I sighed. That was five years away. Right now, the most exciting part of my job as a junior volunteer was to feed the non-raptor baby birds. Nestlings ate a lot. Every thirty minutes, twelve hours a day. But someday I’d carry an owl on my arm. Feed a bald eagle. Save an injured loon and release it back to its family.

“Can you help Tom feed the nestlings first thing?” Reenie said.

“Totally.” Rescued baby songbirds were so cute, begging for food with their featherless little bodies and closed eyes. They couldn’t walk, hop, or fly yet.

Reenie placed a hand on my shoulder. “After that, I need you to clean the floors of the non-raptor cages.”

I sighed. Great. Extra poop.

Her eyes crinkled and she squeezed my shoulder. “The things we do for those we love, right?”

I frowned. “I guess.”

“Remember, every day we help some of these amazing birds get back to where they belong.”

“Yeah. So, they can poop in their own home.”

Reenie chuckled and strode off down the hall to the center’s administrative offices, her boots thumping with purpose.

I put on my overalls and waders, headed to the non-raptor cages, and spent the next few hours feeding tiny bites of softened dry dog food to nestlings, washing out food and water bowls, and replacing dirty newspaper from cage floors.

My final cage held Ryker, the raven. He swooped over my head with a caw-caw, his sleek, black feathers gleaming in sunlight that shone down through wooden cage slats.

I cawed back and shook a finger at him. “I hope you’re saying sorry for your mess.”

He hopped about, staring at me with glittering eyes. Probably not sorry at all.

When he came here, Ryker had suffered wing fractures and developed metabolic bone disease. Now, he’d become too imprinted on people and could never be released. Ravens can recognize human faces and hold grudges, but also remember the people who are nice to them. And when a raven dies, other ravens gather around and mourn together, like humans do. I was extra nice to Ryker. He’d lost his family, too.

He cocked his head, snapping his beak at me.

“Sorry, you know I can’t feed you. You’ll have to wait for Tom to feed you worms.”

He squawked and flew off to a high perch as if miffed. I didn’t blame him.

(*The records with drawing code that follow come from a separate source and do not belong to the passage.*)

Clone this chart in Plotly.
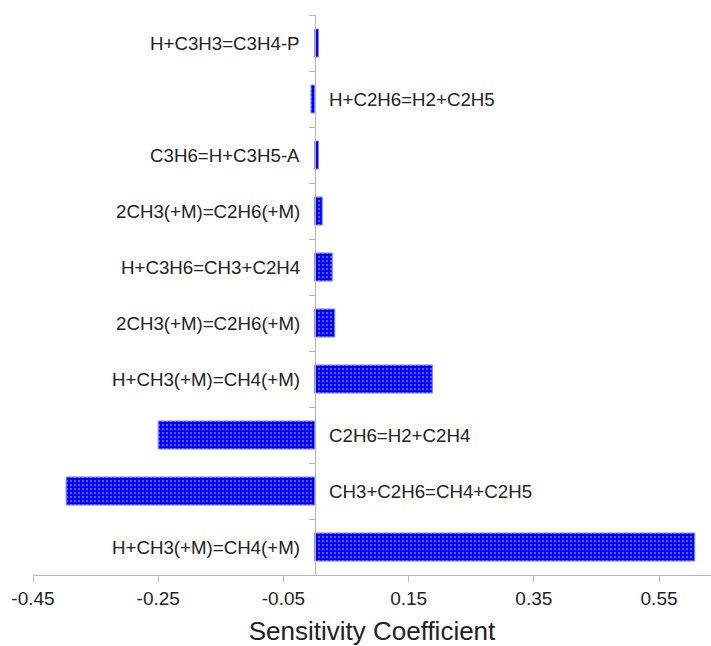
import plotly.graph_objects as go

reactions = [
    "H+CH3(+M)=CH4(+M)",
    "CH3+C2H6=CH4+C2H5",
    "C2H6=H2+C2H4",
    "H+CH3(+M)=CH4(+M)",
    "2CH3(+M)=C2H6(+M)",
    "H+C3H6=CH3+C2H4",
    "2CH3(+M)=C2H6(+M)",
    "C3H6=H+C3H5-A",
    "H+C2H6=H2+C2H5",
    "H+C3H3=C3H4-P",
]
sensitivity = [0.607, -0.397, -0.250, 0.188, 0.032, 0.028, 0.012, 0.006, -0.006, 0.006]
x_ticks = [-0.45, -0.25, -0.05, 0.15, 0.35, 0.55]
x_range = [-0.45, 0.633]

positions = list(range(len(reactions)))
boundaries = [p - 0.5 for p in positions] + [positions[-1] + 0.5]

fig = go.Figure()
fig.add_trace(go.Bar(
    x=sensitivity,
    y=positions,
    orientation="h",
    width=0.5,
    marker=dict(
        color="#0000ff",
        line=dict(color="#7f7fff", width=1),
        pattern=dict(shape=".", fgcolor="#dcdcff", bgcolor="#0000ff",
                     fillmode="replace", size=4, solidity=0.12),
    ),
    showlegend=False,
    hoverinfo="skip",
))

for p, name, v in zip(positions, reactions, sensitivity):
    fig.add_annotation(
        x=0, y=p, xref="x", yref="y", text=name, showarrow=False,
        xanchor="right" if v > 0 else "left",
        xshift=-13 if v > 0 else 12,
        font=dict(family="Liberation Sans, Arial", size=18.7, color="#222222"),
    )

ypos = (0 - x_range[0]) / (x_range[1] - x_range[0])

fig.update_layout(
    width=711, height=646,
    margin=dict(l=33, r=0, t=15, b=71),
    plot_bgcolor="white", paper_bgcolor="white",
    font=dict(family="Liberation Sans, Arial", color="#222222"),
    xaxis=dict(
        range=x_range, tickvals=x_ticks, ticktext=[f"{t:.2f}" for t in x_ticks],
        showline=True, linecolor="#b4b4b4", linewidth=1,
        ticks="outside", ticklen=6, tickcolor="#b4b4b4",
        showgrid=False, zeroline=False,
        tickfont=dict(size=19, color="#222222"),
        title=dict(text="Sensitivity Coefficient", font=dict(size=26, color="#222222"),
                   standoff=14),
    ),
    yaxis=dict(
        range=[boundaries[0], boundaries[-1]],
        anchor="free", position=ypos,
        showline=True, linecolor="#b4b4b4", linewidth=1,
        tickvals=boundaries, ticks="outside", ticklen=6, tickcolor="#b4b4b4",
        showticklabels=False, showgrid=False, zeroline=False,
    ),
)

fig.write_html("out.html")
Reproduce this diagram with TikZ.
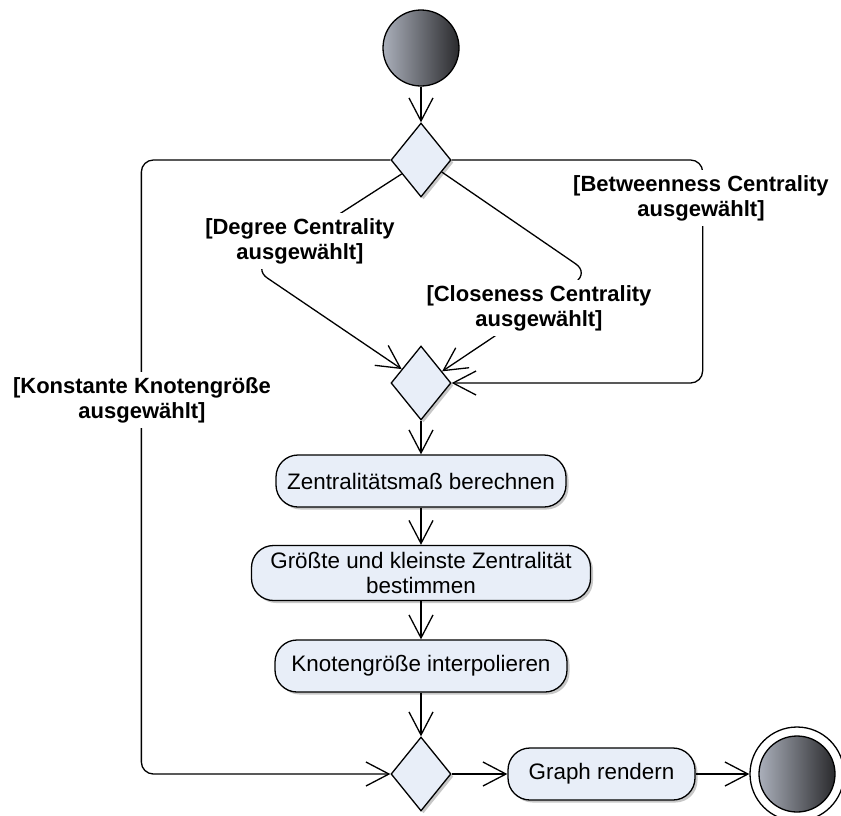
\documentclass[tikz,border=0pt]{standalone}
\usepackage{fontspec}
\setmainfont{Liberation Sans}
\usetikzlibrary{arrows.meta,shapes.geometric,shadows,calc}

\definecolor{nodefill}{RGB}{232,238,248}
\definecolor{balllight}{RGB}{170,175,186}
\definecolor{balldark}{RGB}{42,42,45}

\tikzset{
  softshadow/.style={drop shadow={shadow xshift=2.5pt, shadow yshift=-2.5pt, opacity=0.22, fill=black}},
  flow/.style={line width=1.3pt, -{Straight Barb[length=23pt,width=24pt]}},
  decision/.style={diamond, draw, line width=1.3pt, fill=nodefill, softshadow,
    minimum width=60pt, minimum height=74pt, inner sep=0pt},
  activity/.style={rectangle, rounded corners=22pt, draw, line width=1.3pt, fill=nodefill, softshadow,
    align=center, font=\fontsize{22.4}{25.5}\selectfont, inner sep=0pt, minimum height=52pt},
  guard/.style={fill=white, align=center, font=\bfseries\fontsize{22}{25}\selectfont, inner sep=5pt},
  ball/.style={circle, draw, line width=1.3pt, inner sep=0pt, left color=balllight, right color=balldark}
}

\begin{document}
\begin{tikzpicture}[x=1pt, y=-1pt]
  \useasboundingbox (0,0) rectangle (841,815);

  % activity nodes
  \node[ball, minimum size=76pt] (start) at (421,48) {};
  \node[decision] (d1) at (421,160) {};
  \node[decision] (d2) at (421,383) {};
  \node[activity, minimum width=290pt] (a1) at (421,481) {Zentralitätsmaß berechnen};
  \node[activity, minimum width=339pt, minimum height=55pt] (a2) at (421,573)
    {Größte und kleinste Zentralität\\bestimmen};
  \node[activity, minimum width=292pt] (a3) at (421,666) {Knotengröße interpolieren};
  \node[decision] (d3) at (421,774) {};
  \node[activity, minimum width=187pt] (a4) at (601.5,774) {Graph rendern};
  \node[circle, draw, line width=1.3pt, fill=white, minimum size=94pt, inner sep=0pt] (endring) at (797,774) {};
  \node[ball, minimum size=76pt] (endball) at (endring) {};

  % straight flow
  \draw[flow] (start) -- (d1);
  \draw[flow] (d2) -- (a1);
  \draw[flow] (a1) -- (a2);
  \draw[flow] (a2) -- (a3);
  \draw[flow] (a3) -- (d3);
  \draw[flow] (d3) -- (a4);
  \draw[flow] (a4) -- (endring);

  % branches of the first decision
  \draw[flow, rounded corners=12pt] (d1.west) -- ++(-249,0) |- (d3.west);
  \draw[flow, rounded corners=12pt] (d1.east) -- ++(251,0) |- (d2.east);
  \coordinate (bendL) at (254,269);
  \coordinate (bendR) at (589,273);
  \draw[flow, rounded corners=16pt] ($(d1.west)!0.37!(d1.south)$) -- (bendL) -- ($(d2.west)!0.37!(d2.north)$);
  \draw[flow, rounded corners=16pt] ($(d1.east)!0.32!(d1.south)$) -- (bendR) -- ($(d2.east)!0.31!(d2.north)$);

  % guard labels
  \node[guard] (gK) at (142,400) {[Konstante Knotengröße\\ausgewählt]};
  \node[guard] (gB) at (701,198) {[Betweenness Centrality\\ausgewählt]};
  \node[guard] (gD) at (300,241) {[Degree Centrality\\ausgewählt]};
  \node[guard] (gC) at (539,308) {[Closeness Centrality\\ausgewählt]};
\end{tikzpicture}
\end{document}
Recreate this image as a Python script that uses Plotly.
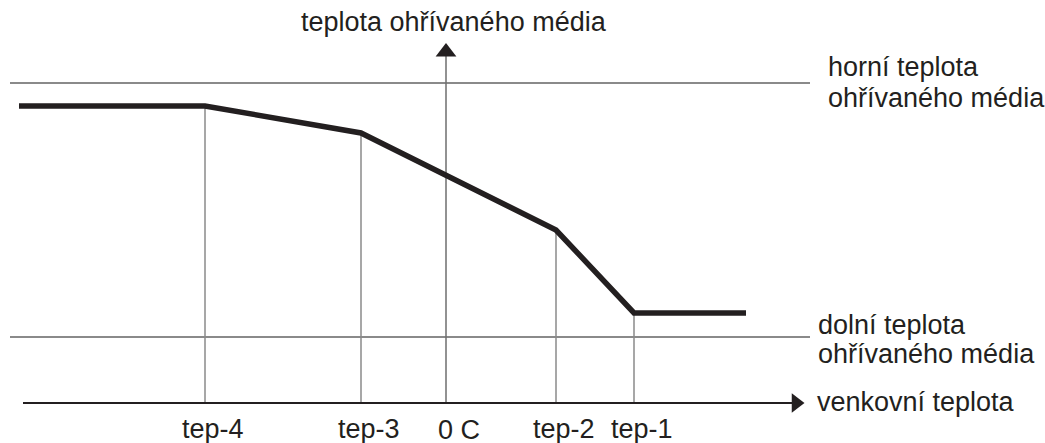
import plotly.graph_objects as go

# Heating curve (schematic units: 0 = "0 C" on x, 0 = outdoor-temperature axis on y)
curve_x = [-427, -241, -85, 110, 188, 300]
curve_y = [297, 297, 270, 173, 90, 90]

tick_labels = ["tep-4", "tep-3", "0 C", "tep-2", "tep-1"]
tick_x = [-241, -85, 0, 110, 188]
tick_top = [297, 270, None, 173, 90]

upper_limit = 320
lower_limit = 66
limit_x = [-436, 364]
axis_x = [-423, 357]
axis_y = [0, 361]

y_axis_title = "teplota ohřívaného média"
x_axis_title = "venkovní teplota"
upper_label = ["horní teplota", "ohřívaného média"]
lower_label = ["dolní teplota", "ohřívaného média"]

INK = "#231f20"
GRAY = "#8a8a8a"
FONT = dict(family="Liberation Sans, Arial, sans-serif", size=27, color=INK)

fig = go.Figure()

# limit lines
for yv in (upper_limit, lower_limit):
    fig.add_trace(go.Scatter(x=limit_x, y=[yv, yv], mode="lines",
                             line=dict(color=GRAY, width=2), hoverinfo="skip"))

# drop lines from curve breakpoints to x axis
for xv, top in zip(tick_x, tick_top):
    if top is None:
        continue
    fig.add_trace(go.Scatter(x=[xv, xv], y=[0, top], mode="lines",
                             line=dict(color=GRAY, width=1.5), hoverinfo="skip"))

# vertical axis (0 C)
fig.add_trace(go.Scatter(x=[0, 0], y=[axis_y[0], axis_y[1] - 12], mode="lines",
                         line=dict(color="#6e6e6e", width=1.5), hoverinfo="skip"))
# horizontal axis
fig.add_trace(go.Scatter(x=[axis_x[0], axis_x[1] - 10], y=[0, 0], mode="lines",
                         line=dict(color=INK, width=1.8), hoverinfo="skip"))

# arrow heads
fig.add_trace(go.Scatter(x=[0], y=[axis_y[1] - 10], mode="markers",
                         marker=dict(symbol="triangle-up", size=18, color=INK,
                                     line=dict(width=0)), hoverinfo="skip"))
fig.add_trace(go.Scatter(x=[axis_x[1] - 7], y=[0], mode="markers",
                         marker=dict(symbol="triangle-right", size=17, color=INK,
                                     line=dict(width=0)), hoverinfo="skip"))

# heating curve
fig.add_trace(go.Scatter(x=curve_x, y=curve_y, mode="lines",
                         line=dict(color=INK, width=5.5), hoverinfo="skip"))

ann = []
for lbl, xv in zip(tick_labels, tick_x):
    ann.append(dict(x=xv, y=-26 if lbl != "0 C" else -27, text=lbl, showarrow=False,
                    xanchor="center", yanchor="middle", xshift=8 if lbl != "0 C" else 13))
ann.append(dict(x=0, y=381, text=y_axis_title, showarrow=False,
                xanchor="center", yanchor="middle", xshift=8))
ann.append(dict(x=369, y=1, text=x_axis_title, showarrow=False,
                xanchor="left", yanchor="middle"))
for i, line in enumerate(upper_label):
    ann.append(dict(x=380, y=336 - 31 * i, text=line, showarrow=False,
                    xanchor="left", yanchor="middle"))
for i, line in enumerate(lower_label):
    ann.append(dict(x=370, y=78 - 29 * i, text=line, showarrow=False,
                    xanchor="left", yanchor="middle"))

fig.update_layout(
    width=1045, height=443,
    margin=dict(l=0, r=0, t=0, b=0),
    paper_bgcolor="white", plot_bgcolor="white",
    showlegend=False,
    font=FONT,
    annotations=ann,
    xaxis=dict(range=[-446, 599], visible=False, fixedrange=True),
    yaxis=dict(range=[-40, 403], visible=False, fixedrange=True),
)

fig.write_html("out.html", config={"displayModeBar": False},
               post_script="document.body.style.margin='0';document.body.style.overflow='hidden';")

Finally, my reward. I headed for the raptor aviaries. Winky the owl lived at the end of the compound. He was sleeping on his favorite large, twisted branch at the top of his aviary.

Reenie appeared by my side, sipping an iced tea. “I’m taking a quick break. We’ve already had eight calls today to pick up injured birds.”

Before I could ask, she shook her head. “No loons, Sarah.” She tucked a loose strand of hair behind her ear. “That’s a good thing.”

I stared at Winky, dozing on his perch. “I know.”

“Have you heard yet from the university?”

Reenie was committed to checking in about my email writing to the University of Maine. Each week I sent a new email to please, please send a naturalist here to find out why the loons are disappearing from our lake.

“No.” With that one word my mission seemed dumb. I was a kid. Why would scientist people listen to me?

Reenie drummed her fingers on her cup then turned to me. “Sarah, why don’t you go out on the lake and record what you find? Like loon nests, number of eggs, loon behavior, predators in the area, and pollution that could affect them. Email the university your findings to strengthen your request.”

Reenie was right, but I hadn’t been out on the lake since Mom died. We’d watched the loons together and named them. Lady and Lewis, a pair at Drake’s Island, had been our favorite.

“But I’m just one person.”

Her phone went off. “I’ll be right there.” She ended the call and slid the phone into her pocket. Reenie had pockets everywhere, stuffed with pliers, gloves, banding tape, and more. Anything she might need in the moment as director of a bird rehab center. She never got rid of anything if it still worked. Like our birds, she once told me. You don’t give up on something just because it’s a little bit broken.”